## Requirements
Skip every picture and transcribe the remaining material exactly.

## Material provided
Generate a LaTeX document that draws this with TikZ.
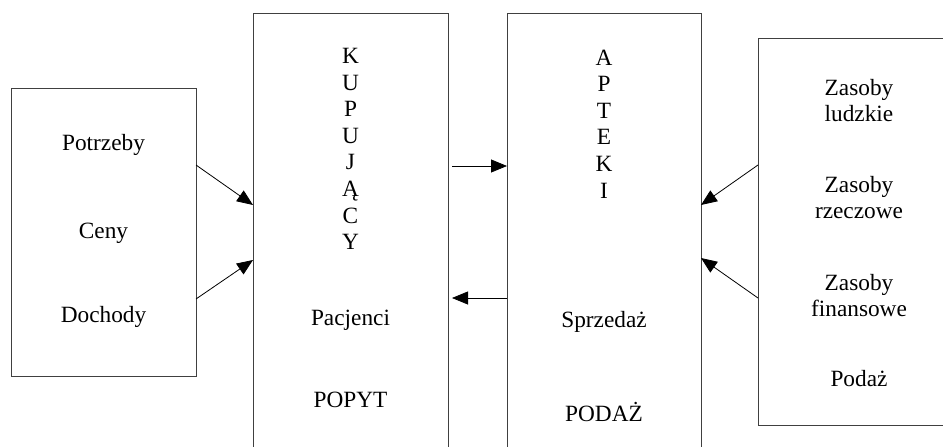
\documentclass[tikz,border=0pt]{standalone}
\usepackage{fontspec}
\setmainfont{Liberation Serif}
\usetikzlibrary{arrows.meta}
\begin{document}
\begin{tikzpicture}[x=1pt,y=-1pt,
  box/.style={draw=black!75,line width=1pt,inner sep=0pt,outer sep=0pt,rectangle},
  lbl/.style={font=\fontsize{23.3}{26}\selectfont,align=center,inner sep=0pt},
  stack/.style={font=\fontsize{23.3}{26.6}\selectfont,align=center,inner sep=0pt},
  arr/.style={draw=black,line width=0.8pt,-{Triangle[length=16pt,width=13pt]}}]
\useasboundingbox (0,0) rectangle (943,447);
\clip (0,0) rectangle (943,447);
% boxes
\node[box,minimum width=185pt,minimum height=288pt] (det) at (103.5,232) {};
\node[box,minimum width=195pt,minimum height=470pt] (kup) at (350.5,248) {};
\node[box,minimum width=194pt,minimum height=470pt] (apt) at (604,248) {};
\node[box,minimum width=210pt,minimum height=387pt] (zas) at (863,231.5) {};
% left texts
\node[lbl] (potrz) at (103.5,145) {Potrzeby};
\node[lbl] (ceny) at (103.5,233) {Ceny};
\node[lbl] (doch) at (103.5,317) {Dochody};
% KUPUJACY
\node[stack] (kupt) at (350.5,149) {K\\U\\P\\U\\J\\Ą\\C\\Y};
\node[lbl] (pac) at (350.5,320) {Pacjenci};
\node[lbl] (popyt) at (350.5,400) {POPYT};
% APTEKI
\node[stack] (aptt) at (604,124) {A\\P\\T\\E\\K\\I};
\node[lbl] (sprz) at (604,322) {Sprzedaż};
\node[lbl] (podaz) at (604,412) {PODAŻ};
% right texts
\node[lbl] (z1) at (859,101) {Zasoby\\ludzkie};
\node[lbl] (z2) at (859,198) {Zasoby\\rzeczowe};
\node[lbl] (z3) at (859,296) {Zasoby\\finansowe};
\node[lbl] (z4) at (859,379) {Podaż};
% connector anchor points
\coordinate (a1s) at (det.east |- 0,165);
\coordinate (a1e) at (kup.west |- 0,205);
\coordinate (a2s) at (det.east |- 0,299);
\coordinate (a2e) at (kup.west |- 0,260);
\coordinate (a3s) at ([xshift=4pt]kup.east |- 0,166);
\coordinate (a3e) at (apt.west |- 0,166);
\coordinate (a4s) at (apt.west |- 0,298);
\coordinate (a4e) at ([xshift=4pt]kup.east |- 0,298);
\coordinate (a5s) at (zas.west |- 0,165);
\coordinate (a5e) at (apt.east |- 0,205);
\coordinate (a6s) at (zas.west |- 0,298);
\coordinate (a6e) at (apt.east |- 0,258);
\draw[arr] (a1s) -- (a1e);
\draw[arr] (a2s) -- (a2e);
\draw[arr] (a3s) -- (a3e);
\draw[arr] (a4s) -- (a4e);
\draw[arr] (a5s) -- (a5e);
\draw[arr] (a6s) -- (a6e);
\end{tikzpicture}
\end{document}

## Written answer
Generate a LaTeX document that draws this with TikZ.
\documentclass[tikz,border=0pt]{standalone}
\usepackage{fontspec}
\setmainfont{Liberation Serif}
\usetikzlibrary{arrows.meta}
\begin{document}
\begin{tikzpicture}[x=1pt,y=-1pt,
  box/.style={draw=black!75,line width=1pt,inner sep=0pt,outer sep=0pt,rectangle},
  lbl/.style={font=\fontsize{23.3}{26}\selectfont,align=center,inner sep=0pt},
  stack/.style={font=\fontsize{23.3}{26.6}\selectfont,align=center,inner sep=0pt},
  arr/.style={draw=black,line width=0.8pt,-{Triangle[length=16pt,width=13pt]}}]
\useasboundingbox (0,0) rectangle (943,447);
\clip (0,0) rectangle (943,447);
% boxes
\node[box,minimum width=185pt,minimum height=288pt] (det) at (103.5,232) {};
\node[box,minimum width=195pt,minimum height=470pt] (kup) at (350.5,248) {};
\node[box,minimum width=194pt,minimum height=470pt] (apt) at (604,248) {};
\node[box,minimum width=210pt,minimum height=387pt] (zas) at (863,231.5) {};
% left texts
\node[lbl] (potrz) at (103.5,145) {Potrzeby};
\node[lbl] (ceny) at (103.5,233) {Ceny};
\node[lbl] (doch) at (103.5,317) {Dochody};
% KUPUJACY
\node[stack] (kupt) at (350.5,149) {K\\U\\P\\U\\J\\Ą\\C\\Y};
\node[lbl] (pac) at (350.5,320) {Pacjenci};
\node[lbl] (popyt) at (350.5,400) {POPYT};
% APTEKI
\node[stack] (aptt) at (604,124) {A\\P\\T\\E\\K\\I};
\node[lbl] (sprz) at (604,322) {Sprzedaż};
\node[lbl] (podaz) at (604,412) {PODAŻ};
% right texts
\node[lbl] (z1) at (859,101) {Zasoby\\ludzkie};
\node[lbl] (z2) at (859,198) {Zasoby\\rzeczowe};
\node[lbl] (z3) at (859,296) {Zasoby\\finansowe};
\node[lbl] (z4) at (859,379) {Podaż};
% connector anchor points
\coordinate (a1s) at (det.east |- 0,165);
\coordinate (a1e) at (kup.west |- 0,205);
\coordinate (a2s) at (det.east |- 0,299);
\coordinate (a2e) at (kup.west |- 0,260);
\coordinate (a3s) at ([xshift=4pt]kup.east |- 0,166);
\coordinate (a3e) at (apt.west |- 0,166);
\coordinate (a4s) at (apt.west |- 0,298);
\coordinate (a4e) at ([xshift=4pt]kup.east |- 0,298);
\coordinate (a5s) at (zas.west |- 0,165);
\coordinate (a5e) at (apt.east |- 0,205);
\coordinate (a6s) at (zas.west |- 0,298);
\coordinate (a6e) at (apt.east |- 0,258);
\draw[arr] (a1s) -- (a1e);
\draw[arr] (a2s) -- (a2e);
\draw[arr] (a3s) -- (a3e);
\draw[arr] (a4s) -- (a4e);
\draw[arr] (a5s) -- (a5e);
\draw[arr] (a6s) -- (a6e);
\end{tikzpicture}
\end{document}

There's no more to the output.